(Figure scripts)

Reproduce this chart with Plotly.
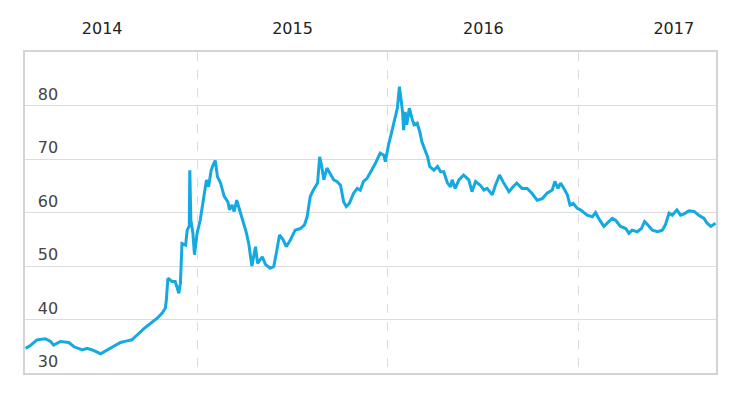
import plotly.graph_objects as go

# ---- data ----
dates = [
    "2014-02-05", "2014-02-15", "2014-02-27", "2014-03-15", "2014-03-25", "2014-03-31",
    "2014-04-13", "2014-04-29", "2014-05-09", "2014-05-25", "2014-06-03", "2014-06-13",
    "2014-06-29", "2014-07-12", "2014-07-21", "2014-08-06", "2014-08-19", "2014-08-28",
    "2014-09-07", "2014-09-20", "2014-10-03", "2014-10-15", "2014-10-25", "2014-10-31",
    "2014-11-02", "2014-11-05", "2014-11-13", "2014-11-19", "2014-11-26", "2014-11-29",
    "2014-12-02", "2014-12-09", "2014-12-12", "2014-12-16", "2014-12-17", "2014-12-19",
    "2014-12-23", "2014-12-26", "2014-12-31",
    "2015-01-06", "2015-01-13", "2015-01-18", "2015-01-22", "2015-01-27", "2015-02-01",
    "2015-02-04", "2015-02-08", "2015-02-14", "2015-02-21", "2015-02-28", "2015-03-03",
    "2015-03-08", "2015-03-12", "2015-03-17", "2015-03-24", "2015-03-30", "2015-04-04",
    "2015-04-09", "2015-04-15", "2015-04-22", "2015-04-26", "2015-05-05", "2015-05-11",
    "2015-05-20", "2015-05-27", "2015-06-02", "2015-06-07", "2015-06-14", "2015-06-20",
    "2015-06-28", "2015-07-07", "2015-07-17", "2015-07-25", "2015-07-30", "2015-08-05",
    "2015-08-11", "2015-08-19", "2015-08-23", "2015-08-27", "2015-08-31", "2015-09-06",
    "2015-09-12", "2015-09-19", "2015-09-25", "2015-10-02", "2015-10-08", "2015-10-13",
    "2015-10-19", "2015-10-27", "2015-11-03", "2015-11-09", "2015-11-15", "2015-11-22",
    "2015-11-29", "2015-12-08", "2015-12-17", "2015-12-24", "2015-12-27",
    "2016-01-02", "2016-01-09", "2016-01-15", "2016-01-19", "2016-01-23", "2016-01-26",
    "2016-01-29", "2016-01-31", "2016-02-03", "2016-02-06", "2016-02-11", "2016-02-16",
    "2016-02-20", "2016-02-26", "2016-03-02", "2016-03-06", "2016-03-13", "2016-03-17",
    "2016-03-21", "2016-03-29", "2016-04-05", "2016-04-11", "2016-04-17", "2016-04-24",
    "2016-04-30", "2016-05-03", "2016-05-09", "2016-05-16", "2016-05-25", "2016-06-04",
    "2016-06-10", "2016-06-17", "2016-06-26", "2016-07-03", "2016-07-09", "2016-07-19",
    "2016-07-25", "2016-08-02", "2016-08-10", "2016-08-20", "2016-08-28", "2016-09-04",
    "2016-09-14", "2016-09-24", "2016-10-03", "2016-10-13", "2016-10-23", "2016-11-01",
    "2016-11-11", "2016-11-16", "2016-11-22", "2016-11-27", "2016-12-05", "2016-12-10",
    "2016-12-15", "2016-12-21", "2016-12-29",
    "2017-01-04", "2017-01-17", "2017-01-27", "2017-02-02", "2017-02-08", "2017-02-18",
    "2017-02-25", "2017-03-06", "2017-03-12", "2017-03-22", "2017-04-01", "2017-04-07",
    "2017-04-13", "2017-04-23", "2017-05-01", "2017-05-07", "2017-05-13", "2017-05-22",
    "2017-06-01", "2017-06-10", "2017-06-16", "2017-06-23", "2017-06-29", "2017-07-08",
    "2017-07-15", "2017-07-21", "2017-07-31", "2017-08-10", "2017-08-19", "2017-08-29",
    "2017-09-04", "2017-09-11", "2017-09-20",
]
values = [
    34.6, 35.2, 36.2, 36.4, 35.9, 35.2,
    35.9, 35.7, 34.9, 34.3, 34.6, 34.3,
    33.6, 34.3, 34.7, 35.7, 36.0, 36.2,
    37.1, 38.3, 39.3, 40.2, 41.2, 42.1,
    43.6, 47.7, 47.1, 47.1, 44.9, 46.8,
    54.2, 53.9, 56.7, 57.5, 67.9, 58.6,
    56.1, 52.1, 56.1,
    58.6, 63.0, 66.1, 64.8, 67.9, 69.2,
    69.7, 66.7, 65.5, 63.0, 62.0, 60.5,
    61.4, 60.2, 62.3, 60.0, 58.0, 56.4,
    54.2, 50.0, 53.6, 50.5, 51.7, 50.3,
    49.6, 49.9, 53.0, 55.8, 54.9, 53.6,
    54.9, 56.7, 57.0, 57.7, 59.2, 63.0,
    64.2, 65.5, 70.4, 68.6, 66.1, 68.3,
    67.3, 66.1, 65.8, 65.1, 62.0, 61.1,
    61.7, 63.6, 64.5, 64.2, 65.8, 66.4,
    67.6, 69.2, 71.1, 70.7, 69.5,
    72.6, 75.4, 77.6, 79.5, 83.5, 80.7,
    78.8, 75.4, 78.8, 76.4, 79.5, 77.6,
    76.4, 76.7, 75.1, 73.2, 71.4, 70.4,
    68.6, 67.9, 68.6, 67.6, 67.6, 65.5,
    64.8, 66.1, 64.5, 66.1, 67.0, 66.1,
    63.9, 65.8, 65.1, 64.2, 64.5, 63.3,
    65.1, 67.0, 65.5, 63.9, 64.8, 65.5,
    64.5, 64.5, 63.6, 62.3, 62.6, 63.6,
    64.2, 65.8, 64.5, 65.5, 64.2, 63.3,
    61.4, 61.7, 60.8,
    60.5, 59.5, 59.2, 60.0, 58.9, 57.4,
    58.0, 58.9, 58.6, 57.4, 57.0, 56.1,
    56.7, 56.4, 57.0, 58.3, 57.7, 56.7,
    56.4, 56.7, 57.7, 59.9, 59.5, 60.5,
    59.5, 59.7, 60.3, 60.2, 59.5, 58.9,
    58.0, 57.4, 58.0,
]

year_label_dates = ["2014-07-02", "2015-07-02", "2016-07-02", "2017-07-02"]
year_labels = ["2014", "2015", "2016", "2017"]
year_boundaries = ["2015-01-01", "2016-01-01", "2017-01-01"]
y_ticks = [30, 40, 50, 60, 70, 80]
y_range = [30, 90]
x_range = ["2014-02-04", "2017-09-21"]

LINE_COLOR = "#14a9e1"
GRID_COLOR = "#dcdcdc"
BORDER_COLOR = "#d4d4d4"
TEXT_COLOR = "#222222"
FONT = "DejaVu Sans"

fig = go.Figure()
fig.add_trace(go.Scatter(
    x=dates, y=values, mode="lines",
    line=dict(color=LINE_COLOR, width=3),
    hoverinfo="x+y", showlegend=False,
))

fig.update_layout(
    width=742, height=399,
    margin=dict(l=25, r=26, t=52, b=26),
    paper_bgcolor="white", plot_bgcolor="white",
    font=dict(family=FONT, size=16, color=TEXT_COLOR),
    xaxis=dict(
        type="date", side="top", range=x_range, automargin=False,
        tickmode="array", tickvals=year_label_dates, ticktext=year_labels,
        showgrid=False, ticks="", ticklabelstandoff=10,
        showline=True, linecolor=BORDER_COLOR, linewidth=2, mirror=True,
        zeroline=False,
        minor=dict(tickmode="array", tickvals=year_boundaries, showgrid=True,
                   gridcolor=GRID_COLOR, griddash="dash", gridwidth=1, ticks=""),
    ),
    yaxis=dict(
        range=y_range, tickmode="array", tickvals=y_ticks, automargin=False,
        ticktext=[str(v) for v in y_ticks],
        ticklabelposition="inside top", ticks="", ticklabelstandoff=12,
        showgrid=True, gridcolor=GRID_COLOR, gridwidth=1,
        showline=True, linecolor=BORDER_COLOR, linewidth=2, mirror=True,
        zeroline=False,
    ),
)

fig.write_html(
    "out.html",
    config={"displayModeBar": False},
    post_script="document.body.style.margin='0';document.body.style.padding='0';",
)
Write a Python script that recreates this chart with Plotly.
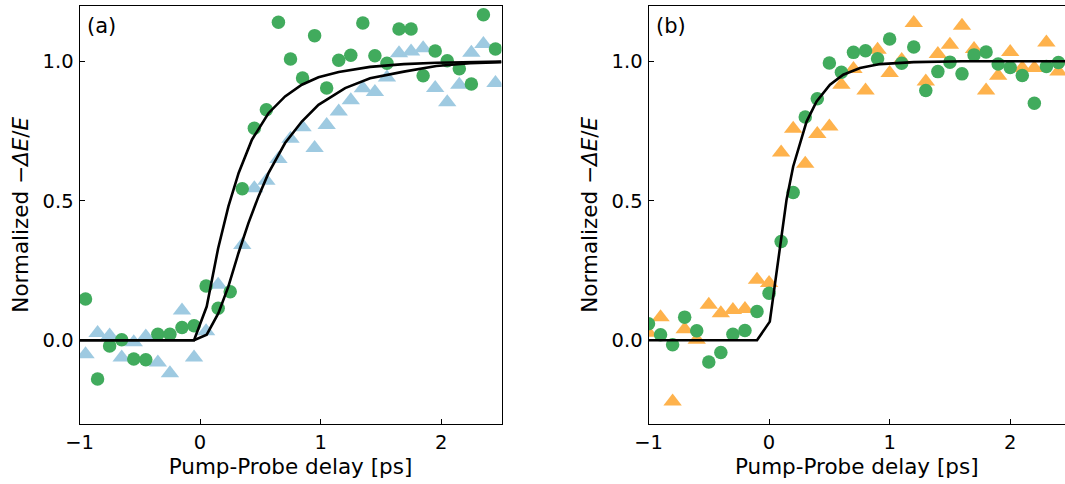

WHAT THIS TASK INVOLVES:
Return only the lines running from the start of the entries above to the line that contains "import plotly.graph_objects as go", inclusive, and omit every picture.

REPLY:
Reproduce this chart with Plotly.
import plotly.graph_objects as go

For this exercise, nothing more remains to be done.